Shah found federal allocations for the agriculture sector to be low. Yet, he saw as promising steps the decision to provide interest free loans in the flood hit areas and to fund the horticulture sector subject to implementation. But he said more responsibility to undertake initiatives for the sector's development lies with the provincial government after the devolution.
He contended that the Sindh budget has fallen way short of their expectations even though Rs11.9 billion development expenditures have been proposed for the upcoming fiscal.
According to him, they had heard from some officials concerned about the budgetary support for oilseed growers in the province but nothing has surfaced in the budget.

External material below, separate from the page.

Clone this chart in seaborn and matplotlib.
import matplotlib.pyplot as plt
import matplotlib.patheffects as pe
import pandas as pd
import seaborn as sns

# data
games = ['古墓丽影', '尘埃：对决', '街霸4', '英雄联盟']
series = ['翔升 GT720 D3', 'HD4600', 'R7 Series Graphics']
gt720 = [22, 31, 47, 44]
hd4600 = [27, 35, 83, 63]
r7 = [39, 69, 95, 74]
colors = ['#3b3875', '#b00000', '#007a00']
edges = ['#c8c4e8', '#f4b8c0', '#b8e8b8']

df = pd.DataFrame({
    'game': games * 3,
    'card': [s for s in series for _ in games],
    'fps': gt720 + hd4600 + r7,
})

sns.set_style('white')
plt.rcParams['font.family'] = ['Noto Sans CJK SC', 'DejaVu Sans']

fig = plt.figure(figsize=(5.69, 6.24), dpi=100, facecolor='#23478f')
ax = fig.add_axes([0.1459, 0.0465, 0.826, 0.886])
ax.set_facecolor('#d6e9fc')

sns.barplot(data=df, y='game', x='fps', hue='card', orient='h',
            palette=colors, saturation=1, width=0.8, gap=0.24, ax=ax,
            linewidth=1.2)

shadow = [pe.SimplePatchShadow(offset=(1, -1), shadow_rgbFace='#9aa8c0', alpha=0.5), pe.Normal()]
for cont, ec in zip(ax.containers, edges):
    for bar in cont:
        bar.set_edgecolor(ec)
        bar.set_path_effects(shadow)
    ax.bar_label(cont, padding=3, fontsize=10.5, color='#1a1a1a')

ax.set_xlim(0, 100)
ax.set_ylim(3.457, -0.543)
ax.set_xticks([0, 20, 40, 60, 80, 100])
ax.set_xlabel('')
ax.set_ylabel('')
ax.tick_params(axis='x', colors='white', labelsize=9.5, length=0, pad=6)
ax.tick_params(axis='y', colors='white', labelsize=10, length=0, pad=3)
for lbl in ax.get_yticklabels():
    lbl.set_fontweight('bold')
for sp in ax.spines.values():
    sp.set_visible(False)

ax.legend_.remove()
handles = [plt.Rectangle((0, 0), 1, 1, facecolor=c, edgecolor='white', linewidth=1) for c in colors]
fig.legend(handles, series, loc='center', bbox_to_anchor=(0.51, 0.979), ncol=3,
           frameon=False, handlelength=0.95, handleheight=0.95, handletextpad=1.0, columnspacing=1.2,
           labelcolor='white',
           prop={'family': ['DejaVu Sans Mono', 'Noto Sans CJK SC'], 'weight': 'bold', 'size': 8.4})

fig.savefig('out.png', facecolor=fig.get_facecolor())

"This is a vital sector which can help stop oilseed imports and can also become a foreign exchange earner." The country spent over $3.5 billion to import palm and soybean oilseed this year. The board's vice president recalled that after 2010 and 2011 floods in Sindh, sunflower was sown on up to 250,000 hectares. But some issues like lower yields and rates for the crops kept discouraging the farmers over the years after which the crop is currently being cultivated on less than 60,000 hectares.
SAB vice president said besides the financial support to the oilseed farmers, the government ought to introduce a regulatory regime to discourage imports and promote the local produce and to provide quality oilseeds. Shah referred to a project of Pakistan Oilseed Development Board in Thatta district and emphasized that the same project should be initiated on a larger scale.

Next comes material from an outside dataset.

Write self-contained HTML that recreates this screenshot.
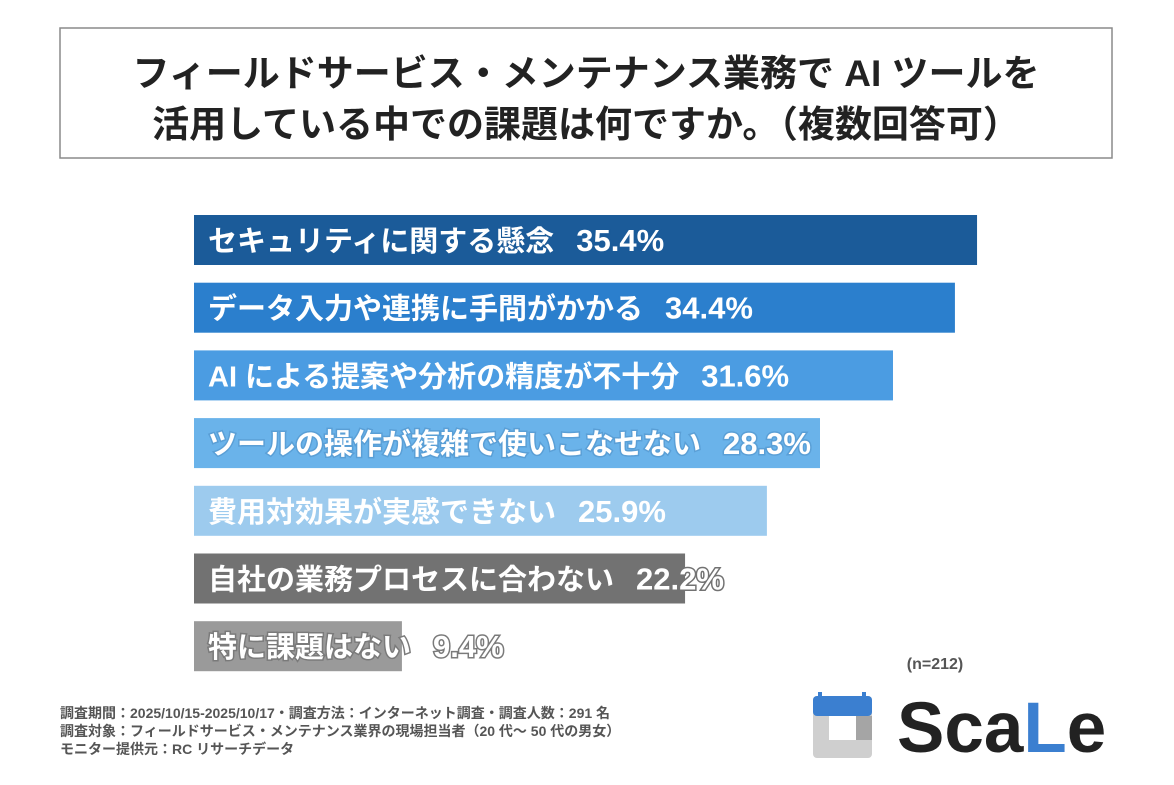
<!DOCTYPE html>
<html><head><meta charset="utf-8"><style>
body{margin:0;background:#fff;font-family:"Liberation Sans","Noto Sans CJK JP",sans-serif;}
svg text{font-family:"Liberation Sans","Noto Sans CJK JP",sans-serif;}
</style></head><body>
<svg id="chart" width="1174" height="780" viewBox="0 0 1174 780" xmlns="http://www.w3.org/2000/svg">
<rect width="1174" height="780" fill="#fff"/>
<g>
<rect x="60" y="28" width="1052" height="130" fill="#fff" stroke="#8a8a8a" stroke-width="1.5"/>
<text x="586" y="86" text-anchor="middle" font-size="37" font-weight="bold" fill="#222">フィールドサービス・メンテナンス業務で AI ツールを</text>
<text x="586" y="137" text-anchor="middle" font-size="37" font-weight="bold" fill="#222">活用している中での課題は何ですか。（複数回答可）</text>
</g>
<g id="bars"></g>
<text x="935" y="669" text-anchor="middle" font-size="16" font-weight="bold" fill="#555">(n=212)</text>
<g font-size="14" font-weight="bold" fill="#555">
<text x="60" y="718">調査期間：2025/10/15-2025/10/17・調査方法：インターネット調査・調査人数：291 名</text>
<text x="60" y="736">調査対象：フィールドサービス・メンテナンス業界の現場担当者（20 代～ 50 代の男女）</text>
<text x="60" y="754">モニター提供元：RC リサーチデータ</text>
</g>
<g>
<rect x="813" y="696" width="59" height="62" rx="4" fill="#cfcfcf"/>
<rect x="813" y="696" width="59" height="20" rx="4" fill="#3b7fd0"/>
<rect x="818" y="692" width="4" height="8" fill="#3b7fd0"/>
<rect x="862" y="692" width="4" height="8" fill="#3b7fd0"/>
<rect x="829" y="716" width="27" height="24" fill="#fff"/>
<rect x="856" y="716" width="16" height="24" fill="#a5a5a5"/>
<text x="897" y="752" font-size="71" font-weight="bold" fill="#222">Sca<tspan fill="#3b7fd0">L</tspan>e</text>
</g>
</svg>
<script>
const categories=["セキュリティに関する懸念","データ入力や連携に手間がかかる","AI による提案や分析の精度が不十分","ツールの操作が複雑で使いこなせない","費用対効果が実感できない","自社の業務プロセスに合わない","特に課題はない"];
const values=[35.4,34.4,31.6,28.3,25.9,22.2,9.4];
const colors=["#1b5b99","#2b7fcd","#4b9ce2","#6ab3ea","#9dcbee","#727272","#9a9a9a"];
const strokes=["#1b5b99","#2b7fcd","#4b9ce2","#5a9fd6","#9dcbee","#727272","#7a7a7a"];
const x0=194, pxPer=22.12, y0=215, pitch=67.7, bh=50;
const g=document.getElementById('bars');
const ns="http://www.w3.org/2000/svg";
values.forEach((v,i)=>{
  const y=y0+i*pitch;
  const r=document.createElementNS(ns,'rect');
  
  
  r.setAttribute('x',x0);r.setAttribute('y',y);r.setAttribute('width',v*pxPer);r.setAttribute('height',bh);r.setAttribute('fill',colors[i]);
  g.appendChild(r);
  const t=document.createElementNS(ns,'text');
  
  
  t.setAttribute('x',208);t.setAttribute('y',y+bh/2+11);t.setAttribute('font-size','29');t.setAttribute('font-weight','bold');t.setAttribute('fill','#fff');
  t.setAttribute('stroke',strokes[i]);t.setAttribute('stroke-width','3');t.setAttribute('paint-order','stroke');
  const a=document.createElementNS(ns,'tspan');
  a.textContent=categories[i];
  t.appendChild(a);
  const b=document.createElementNS(ns,'tspan');
  
  
  b.setAttribute('dx','22');b.setAttribute('font-size','31');
  b.textContent=v.toFixed(1)+'%';
  t.appendChild(b);
  g.appendChild(t);
});
</script>
</body></html>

He lamented that no measures are being taken to address the issue of shortage of seeds and demanded research and development on the local level.
HCCI
The Hyderabad Chamber of Commerce and Industry (HCCI) President Adeel Siddiqui praised the concessions and exemptions offered in the budget for the industry, exports, imports, agriculture, information technology, small and medium enterprises, construction and solar energy sectors.
However, he feared that a whopping budget deficit and an ambitious tax collection target may adversely affect the economy.

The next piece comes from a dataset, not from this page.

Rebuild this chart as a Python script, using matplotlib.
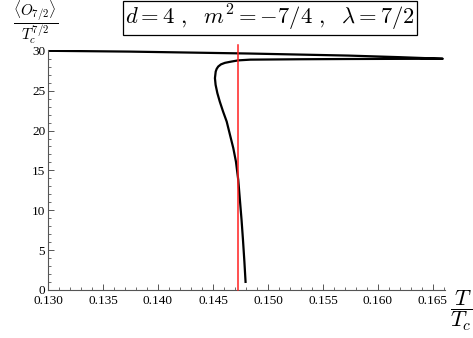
import matplotlib
matplotlib.use("Agg")
import matplotlib.pyplot as plt
from matplotlib.ticker import MultipleLocator, FormatStrFormatter

plt.rcParams['mathtext.fontset'] = 'cm'
plt.rcParams['font.family'] = ['Liberation Serif', 'DejaVu Serif']

# Curve data (T/Tc, <O>/Tc^{7/2}) traced along the branch
T_vals = [0.1300, 0.1374, 0.1482, 0.1573, 0.1620, 0.1659,
          0.1620, 0.1573, 0.1530, 0.1484, 0.14730, 0.14664, 0.14609,
          0.14573, 0.14548, 0.14534, 0.14525, 0.14518, 0.14524, 0.14540,
          0.14562, 0.14592, 0.14625, 0.14655, 0.14685, 0.14709, 0.14730,
          0.14745, 0.14760, 0.14773, 0.14786, 0.14797]
O_vals = [30.00, 29.90, 29.66, 29.40, 29.20, 29.00,
          28.99, 28.97, 28.94, 28.89, 28.80, 28.64, 28.49,
          28.30, 28.03, 27.74, 27.40, 26.57, 25.73, 24.69,
          23.63, 22.38, 21.12, 19.45, 17.79, 16.10, 13.81,
          11.30, 8.79, 6.28, 3.51, 0.88]
T_critical_line = 0.1473

x_min, x_max = 0.130, 0.1661
y_min, y_max = 0.0, 30.1

fig = plt.figure(figsize=(4.73, 3.38), dpi=100)
ax = fig.add_axes([48/473, 1-290/338, (445-48)/473, (290-50)/338])

ax.plot(T_vals, O_vals, color='black', lw=1.6, solid_capstyle='butt',
        solid_joinstyle='round')
ax.plot([T_critical_line, T_critical_line], [0, 30.7], color='#ff2020', lw=1.1,
        clip_on=False, zorder=3)

ax.set_xlim(x_min, x_max)
ax.set_ylim(y_min, y_max)

for s in ['top', 'right']:
    ax.spines[s].set_visible(False)
for s in ['left', 'bottom']:
    ax.spines[s].set_color('#555555')
    ax.spines[s].set_linewidth(0.8)

ax.xaxis.set_major_locator(MultipleLocator(0.005))
ax.xaxis.set_minor_locator(MultipleLocator(0.001))
ax.yaxis.set_major_locator(MultipleLocator(5))
ax.yaxis.set_minor_locator(MultipleLocator(1))
ax.xaxis.set_major_formatter(FormatStrFormatter('%.3f'))
ax.tick_params(which='both', direction='in', color='#555555', labelsize=9.5, pad=2)
ax.tick_params(axis='x', which='both', pad=3.5)
ax.tick_params(which='major', length=4, width=0.7)
ax.tick_params(which='minor', length=2.2, width=0.6)

fig.text(36/473, 1-22.5/338, r'$\dfrac{\langle O_{7/2}\rangle}{T_c^{7/2}}$',
         ha='center', va='center', fontsize=11)
fig.text(462/473, 1-311/338, r'$\dfrac{T}{T_c}$', ha='center', va='center', fontsize=16)

fig.text(270/473, 1-18/338,
         r'$d=4\ ,\ \ m^2=-7/4\ ,\ \ \lambda=7/2$',
         ha='center', va='center', fontsize=16.3,
         bbox=dict(boxstyle='square,pad=0.1', facecolor='white',
                   edgecolor='black', linewidth=0.9))

fig.savefig('out.png', dpi=100)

"The government would have to face problems in the days to come," he predicted and warned that if the Federal Board of Revenue is given arbitrary powers to ensure the tax recovery, the industrial and trade activities will suffer.
He called for taking back 0.6% withholding tax on cash withdrawals, arguing that the tax did not work in the past. Siddiqui opposed the salary increment for the government servants, saying the allocation for the pay rise should rather be spent on the development sector concerning trade and industry.
The HCCI's president said the government has tried to appease the International Monetary Fund through tough fiscal measures, requesting the international lender to help Pakistan revive and stabilize the economy.
ABAD
The federal budget has proposed a 10% or Rs5 million concession for the construction sector which consists of some 40 industries. The individuals constructing their own buildings will also be provided 10% or up to Rs1 million tax credit. The proposal, if approved, will come into effect for the projects starting from July 1, 2023.
However, the Association of Builders and Developers (ABAD) views this support as 'nominal' given the prevailing inflation which has hit their industry. "No relief has been provided on the purchase of construction materials which are imported or are produced locally," ABAD's Vice President for Hyderabad Region Engr Faraz Memon commented while talking to The Express Tribune.
He put the number of the allied industries at 72 against the government stated figure of 40 industries which will get up to Rs5 million concessions. A former office bearer of ABAD said the measures may offer some little help to the people constructing small units in the flood hit areas.
Published in The Express Tribune, June 12th, 2023.